I reason that if there’s a space for something and it’s not in anyone’s way, I might as well keep it. Why not? My justification is supported by my fear of getting rid of something and regretting it later.

I have done this. I remember a much-loved sweater, very good quality cotton, ribbed, with a little collar that stood up behind the neck. One day I decided it was just too old and worn, and it went to a local charity shop. The regret arrived later that day and the next morning I returned to the shop to find it had already gone. It was a nice sweater.

So I keep some clothes mostly because I haven’t found a good reason not to. Which is interesting to me because over the same length of time I’ve got rid of an extraordinary amount of food. I don’t mean that I threw out tons of stuff from my kitchen. What I mean is that the food that lives with me in terms of daily consumption has changed beyond recognition.

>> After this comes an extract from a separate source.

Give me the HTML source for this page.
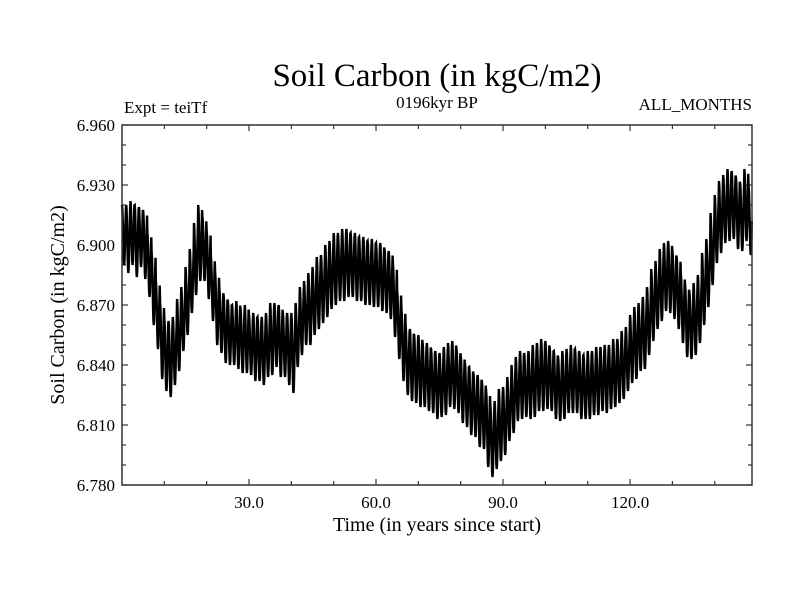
<!DOCTYPE html>
<html><head><meta charset="utf-8"><style>
html,body{margin:0;padding:0;background:#fff;}
svg{display:block;font-family:"Liberation Serif",serif;}
</style></head><body>
<svg id="chart" width="800" height="600" viewBox="0 0 800 600">
<rect x="0" y="0" width="800" height="600" fill="#fff"/>
<text x="437" y="86" font-size="33" text-anchor="middle">Soil Carbon (in kgC/m2)</text>
<text x="124" y="113" font-size="17">Expt = teiTf</text>
<text x="437" y="108" font-size="17" text-anchor="middle">0196kyr BP</text>
<text x="752" y="110" font-size="17" text-anchor="end">ALL_MONTHS</text>
<text transform="translate(64,305) rotate(-90)" font-size="20" text-anchor="middle">Soil Carbon (in kgC/m2)</text>
<text x="437" y="531" font-size="20" text-anchor="middle">Time (in years since start)</text>
<g id="ticks"></g>
<g id="series"></g>
<rect x="122" y="125" width="630" height="360" fill="none" stroke="#333" stroke-width="1.5"/>
</svg>
<script>
const annualMean = [6.905,6.903,6.906,6.902,6.904,6.900,
6.890,6.878,6.865,6.852,6.845,
6.843,6.847,6.855,6.863,6.872,
6.882,6.893,6.901,6.898,6.890,
6.878,6.868,6.862,6.858,6.856,
6.855,6.855,6.852,6.853,6.850,
6.849,6.848,6.847,6.850,6.853,
6.855,6.852,6.850,6.848,6.846,
6.855,6.862,6.866,6.868,6.872,
6.876,6.878,6.882,6.885,6.888,
6.889,6.890,6.891,6.890,6.889,
6.888,6.887,6.886,6.886,6.885,
6.884,6.882,6.880,6.872,6.860,
6.850,6.842,6.840,6.838,6.837,
6.835,6.834,6.832,6.830,6.830,
6.832,6.835,6.835,6.832,6.828,
6.825,6.822,6.820,6.817,6.815,
6.808,6.802,6.805,6.810,6.812,
6.818,6.823,6.828,6.830,6.830,
6.830,6.832,6.834,6.835,6.835,
6.833,6.830,6.828,6.830,6.832,
6.833,6.832,6.830,6.829,6.830,
6.831,6.832,6.833,6.833,6.834,
6.836,6.837,6.840,6.843,6.848,
6.851,6.854,6.856,6.862,6.870,
6.875,6.880,6.884,6.884,6.880,
6.876,6.868,6.862,6.860,6.863,
6.868,6.878,6.886,6.898,6.908,
6.914,6.918,6.920,6.920,6.916,
6.914,6.920,6.912];
const annualHalfRange = [0.015,0.017,0.016,0.018,0.015,0.017,
0.016,0.018,0.017,0.019,0.018,0.019,0.017,0.018,0.016,0.017,
0.016,0.018,0.019,0.016,0.017,0.016,0.018,0.016,0.017,0.016,
0.015,0.017,0.016,0.017,0.015,0.017,0.016,0.017,0.016,0.018,
0.016,0.018,0.016,0.018,0.020,0.016,0.017,0.016,0.018,0.017,
0.018,0.017,0.018,0.017,0.018,0.017,0.018,0.017,0.016,0.017,
0.016,0.017,0.016,0.017,0.016,0.017,0.016,0.017,0.018,0.017,
0.018,0.017,0.018,0.017,0.018,0.016,0.017,0.016,0.017,0.016,
0.017,0.016,0.017,0.016,0.017,0.016,0.017,0.016,0.018,0.017,
0.019,0.018,0.017,0.018,0.017,0.016,0.017,0.016,0.017,0.016,
0.017,0.018,0.017,0.018,0.017,0.016,0.017,0.016,0.017,0.016,
0.017,0.016,0.017,0.016,0.017,0.016,0.017,0.016,0.017,0.016,
0.017,0.016,0.017,0.016,0.017,0.018,0.017,0.018,0.017,0.018,
0.017,0.018,0.017,0.018,0.017,0.018,0.017,0.018,0.017,0.018,
0.017,0.018,0.017,0.018,0.017,0.018,0.017,0.018,0.017,0.018,
0.017,0.018,0.017];
const yTickLabels = ["6.780","6.810","6.840","6.870","6.900","6.930","6.960"];
const xTickLabels = ["30.0","60.0","90.0","120.0"];

const X0=122, X1=752, Y0=485, Y1=125;
const xMin=0, xMax=148.8, yMin=6.780, yMax=6.960;
function sx(t){return X0+(t-xMin)/(xMax-xMin)*(X1-X0);}
function sy(v){return Y0-(v-yMin)/(yMax-yMin)*(Y0-Y1);}
const NS="http://www.w3.org/2000/svg";
const svg=document.getElementById('chart');
const tg=document.getElementById('ticks');
function mk(tag,attrs,parent){const e=document.createElementNS(NS,tag);for(const k in attrs)e.setAttribute(k,attrs[k]);parent.appendChild(e);return e;}

for(let v=yMin; v<=yMax+1e-9; v+=0.010){
  const major=Math.abs(((v-yMin)/0.030)-Math.round((v-yMin)/0.030))<1e-6;
  const len=major?6:4;
  const y=sy(v);
  const l=mk('line',{x1:X0,y1:y,x2:X0+len,y2:y,stroke:'#333','stroke-width':1.2},tg);
  
  
  const r=mk('line',{x1:X1,y1:y,x2:X1-len,y2:y,stroke:'#333','stroke-width':1.2},tg);
  
  
}
yTickLabels.forEach(s=>{
  const t=mk('text',{x:X0-7,y:sy(parseFloat(s))+6,'font-size':17,'text-anchor':'end'},svg);
  t.textContent=s;
  
  
});
for(let t=10; t<xMax; t+=10){
  const major=t%30===0;
  const len=major?6:4;
  const x=sx(t);
  const b=mk('line',{x1:x,y1:Y0,x2:x,y2:Y0-len,stroke:'#333','stroke-width':1.2},tg);
  
  
  const u=mk('line',{x1:x,y1:Y1,x2:x,y2:Y1+len,stroke:'#333','stroke-width':1.2},tg);
  
  
}
xTickLabels.forEach(s=>{
  const t=mk('text',{x:sx(parseFloat(s)),y:Y0+23,'font-size':17,'text-anchor':'middle'},svg);
  t.textContent=s;
  
  
});
let d='';
annualMean.forEach((m,yr)=>{
  const h=annualHalfRange[yr];
  for(let mo=0;mo<12;mo++){
    const t=yr+mo/12;
    if(t>xMax) break;
    const v=m+h*Math.cos(2*Math.PI*mo/12);
    d+=(d?'L':'M')+sx(t).toFixed(2)+','+sy(v).toFixed(2);
  }
});
const path=mk('path',{d:d,fill:'none',stroke:'#000','stroke-width':2.4,'stroke-linejoin':'miter'},document.getElementById('series'));


</script>
</body></html>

One big difference between these two aspects of my life is that when it comes to food, I had and continue to have what seem to me to be very good reasons to make these changes. One of the strongest is the curiosity I’ve had to understand the process of changing eating behaviour – and a very good way is to do it myself. Alongside that, I have a strong intention to live my life as healthy as I possibly can for as long as I can.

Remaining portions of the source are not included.